The above illustration ought to help ease the Woke breathing a little. This colour illustration shows that the boys were NOT wearing white hoods and gowns and going all KKK on us.

Then we have....OMG! No doubt body image campaigners are going to have to eat an extra doughnut to deal with this one -especially as they would be outraged by the image and not really have to read the story for an explanation. I could trend on Twitter!
Right, another one of the fine colour illustrations and this time outrage because he struck the out-stretched hand "of the Hindu".  Firstly, at the time there was no separate India, Pakistan or Bangladesh so it cannot be seen as "racist" against any one country. The man was an Hindu. So story context is important.

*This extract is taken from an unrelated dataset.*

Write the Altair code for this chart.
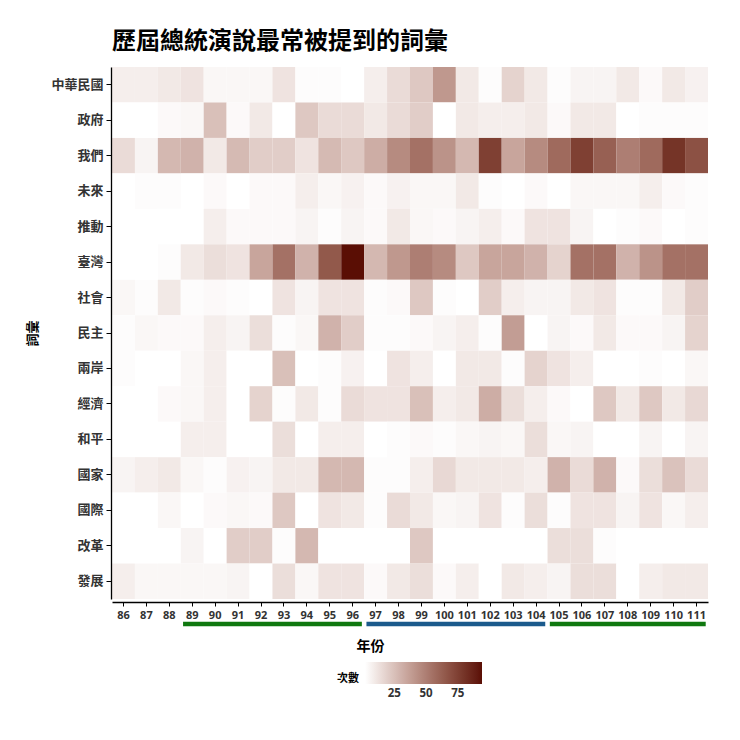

So how about 1949's Book? Well, firstly, the colour work was all gone barring the frontispiece but there were still the well drawn illustrations to break up all of the text. These really were books bought to get kids reading.
The football illustration looks nice but I love the black and white one which has the comedy as well as all the body movements drawn so well. Artists KNEW how to draw back then!
WHACKO! One thing consistent in the boys papers right up to comics of the 1980s is the number of ways boys tried to thwart getting the cane or slipper across the backside -books, magazines, pillows and even armour plating! 
 
Above another "OMFG!" moment for the "sensitive" -another humorous story surrounding a boy with rather bad eye sight. Mr Magoo and Colonel Blink are better well known but this genre of story ran in TV, movies, comics, cartoons and much more even up to recent times (any modern examples receiving utter outrage in response!
Above you will see why scanning things just are not a thing for me! However, that Iron Teacher illustration needed to ne included. This was before Thomson re-booted the character to become more R2D2 after the Star Wars movie.

So much comic book and boys (and girls) papers history is forgotten or lost because of ignorance and modern trendiness. These books are fun and are well worth a read but not investment potential so remember that and do not get conned!